For the Future Aircraft Carrier project (also known as the "Carrier, Vehicular, Future" or CVF project) the "Main Gate" approval - a stage of the MOD's procurement process which must be fulfilled before projects can move to manufacture - has been split into two incremental steps. Today's announcement marks the movement of the project through the first step, from the MOD's assessment phase into the demonstration phase. This next phase of design work will further remove risk from the project and give greater understanding of projected costs, allowing Ministry of Defence to make its main investment decision in confidence. At that time, the MOD will be able to announce the expected programme costs and "in-service" dates for the new ships.

From a range of proposed designs for the new carriers, the adaptable design labelled "Design Delta" has been selected. When the ships are built, they will be fitted with a ski-jump to operate short take-off and vertical-landing (STOVL) aircraft. However, the design can be altered later in the ships' service life, for example to accommodate catapults and arrestor gear to fly conventional carrier aircraft. This is future-proofing for a class of ship expected to have a 50-year life.

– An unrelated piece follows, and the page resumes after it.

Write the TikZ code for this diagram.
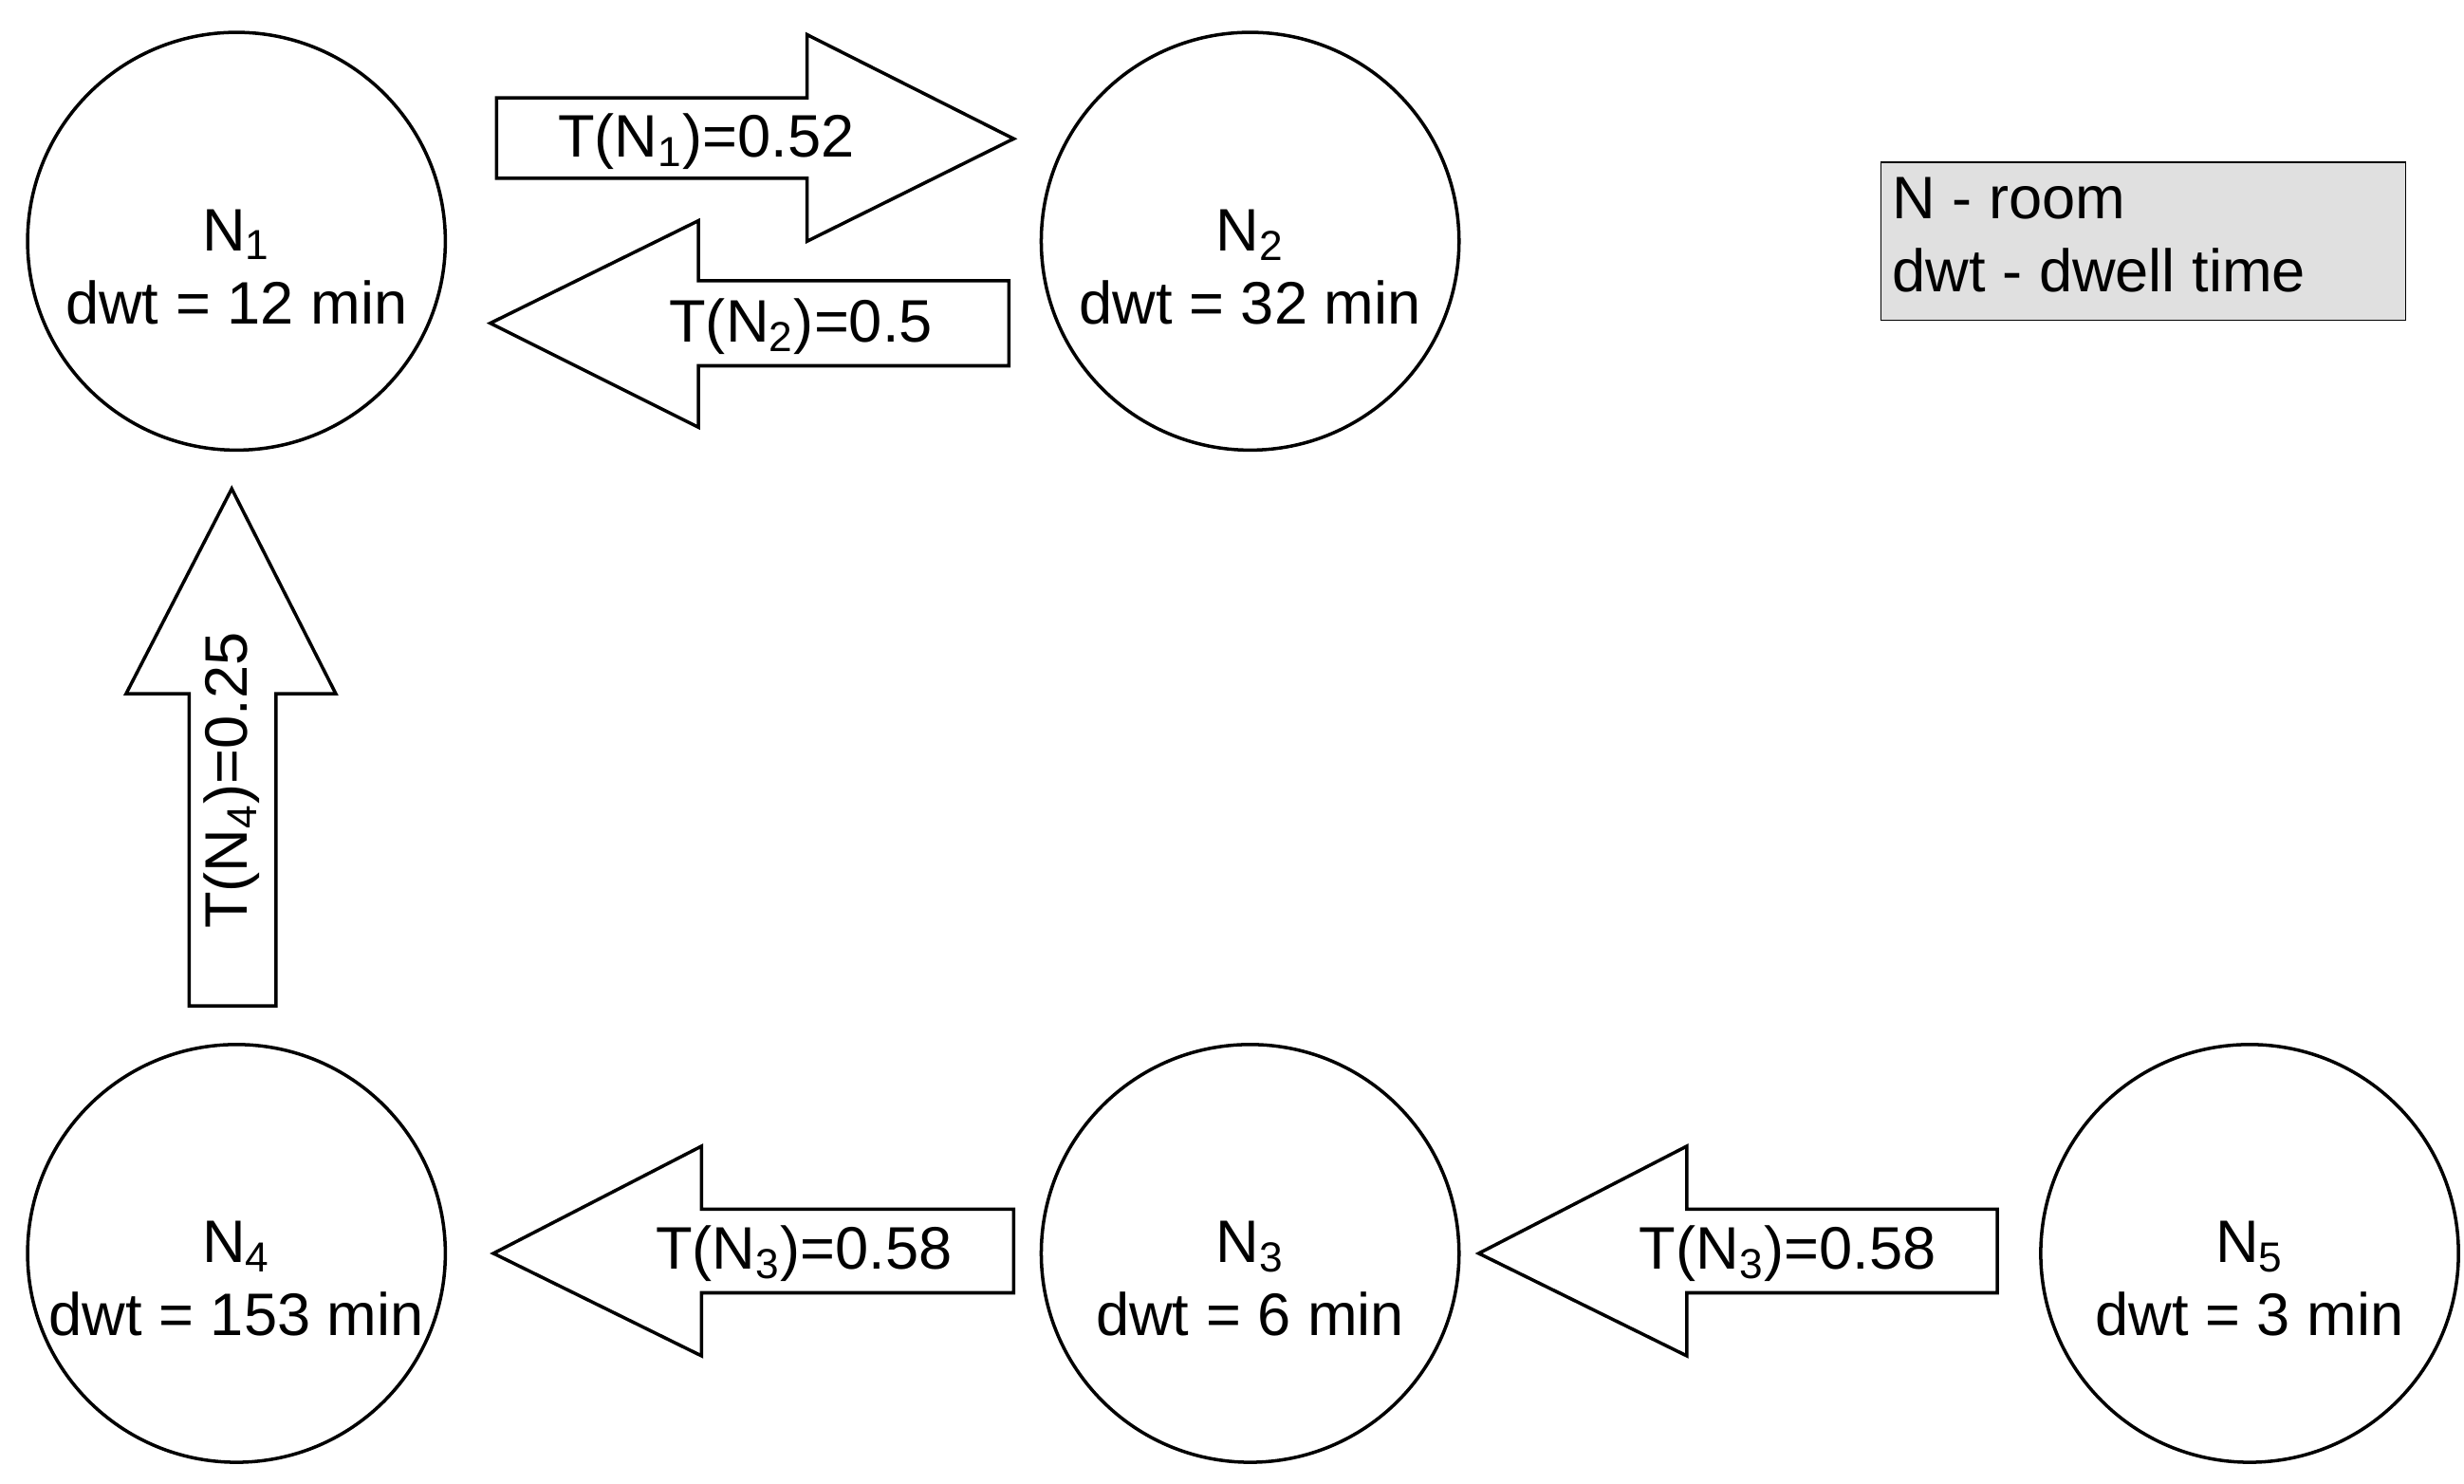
\documentclass[tikz,border=0pt]{standalone}
\usepackage{fontspec}
\setmainfont{Liberation Sans}
\usetikzlibrary{positioning}

\tikzset{
  room/.style={draw, circle, line width=1pt, minimum size=265*0.016635cm},
  rtext/.style={align=center, font=\fontsize{18}{22}\selectfont, yshift=-0.27cm},
  blk/.style={draw, fill=white, line width=1pt},
  lbl/.style={font=\fontsize{18}{22}\selectfont, inner sep=0pt}
}
\newcommand{\sub}[1]{\textsubscript{#1}}

\begin{document}
\begin{tikzpicture}[x=0.016635cm, y=-0.016635cm]
    \useasboundingbox (0,0) rectangle (1563,941);

    % rooms
    \node[room, label={[rtext]center:N\sub{1}\\dwt = 12 min}] (N1) at (150,153) {};
    \node[room, label={[rtext]center:N\sub{2}\\dwt = 32 min}] (N2) at (793,153) {};
    \node[room, label={[rtext]center:N\sub{4}\\dwt = 153 min}] (N4) at (150,795) {};
    \node[room, label={[rtext]center:N\sub{3}\\dwt = 6 min}] (N3) at (793,795) {};
    \node[room, label={[rtext]center:N\sub{5}\\dwt = 3 min}] (N5) at (1427,795) {};

    % block arrows
    \draw[blk] (315,62) -- (512,62) -- (512,22) -- (643,88) -- (512,153) -- (512,113) -- (315,113) -- cycle;
    \node[lbl] (t1) at (448,90) {T(N\sub{1})=0.52};

    \draw[blk] (640,178) -- (443,178) -- (443,140) -- (311,205) -- (443,271) -- (443,232) -- (640,232) -- cycle;
    \node[lbl] (t2) at (508,207) {T(N\sub{2})=0.5};

    \draw[blk] (120,638) -- (120,440) -- (80,440) -- (147,310) -- (213,440) -- (175,440) -- (175,638) -- cycle;
    \node[lbl, rotate=90] (t4) at (147,495) {T(N\sub{4})=0.25};

    \draw[blk] (643,767) -- (445,767) -- (445,727) -- (313,795) -- (445,860) -- (445,820) -- (643,820) -- cycle;
    \node[lbl] (t3a) at (510,795) {T(N\sub{3})=0.58};

    \draw[blk] (1267,767) -- (1070,767) -- (1070,727) -- (938,795) -- (1070,860) -- (1070,820) -- (1267,820) -- cycle;
    \node[lbl] (t3b) at (1134,795) {T(N\sub{3})=0.58};

    % legend
    \draw[fill=black!12] (1193,103) rectangle (1526,203);
    \node[lbl, anchor=north west, align=left] (key) at (1200,112) {N - room\\dwt - dwell time};
\end{tikzpicture}
\end{document}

The new class of carriers will be much larger than the Royal Navy's existing "Invincible" class carriers. It is currently estimated that the new class will have a displacement (weight) of 65,000 tonnes, will be 280m long and 70m wide, and have a draught (the depth of water needed to float the ship) of 9m. The ships' complement will be around 1500 all-told, including the Joint Force Air Group (JFAG) who will support and fly the embarked aircraft. Each ship will carry about 40 aircraft (Joint Combat Aircraft, Maritime Airborne Surveillance and Control system, and Merlin helicopters).

Plans for the construction and assembly of the ships in yards owned by members of the new expanded Alliance include hull block 4 at BAES Govan, block 3 at BAES Barrow, block 2 at VT Group Portsmouth, and the bow (block 1) and final assembly at Babcock Rosyth, all subject to value-for-money and cost-effectiveness considerations. This work is some 60% of the overall build. Substantial elements of the remainder of the ship super-structure are to be competed for by other shipyards and manufacturing facilities.


New aircraft carriers wll overtake Charles de Gaulle as Europe's largest warships.
I wish Paul Martin would buy us two of those.
Wow! these will surely come in handy when the next Spanish Armada strikes your coasts. It's a pity there is no present day Drake to captain them tho.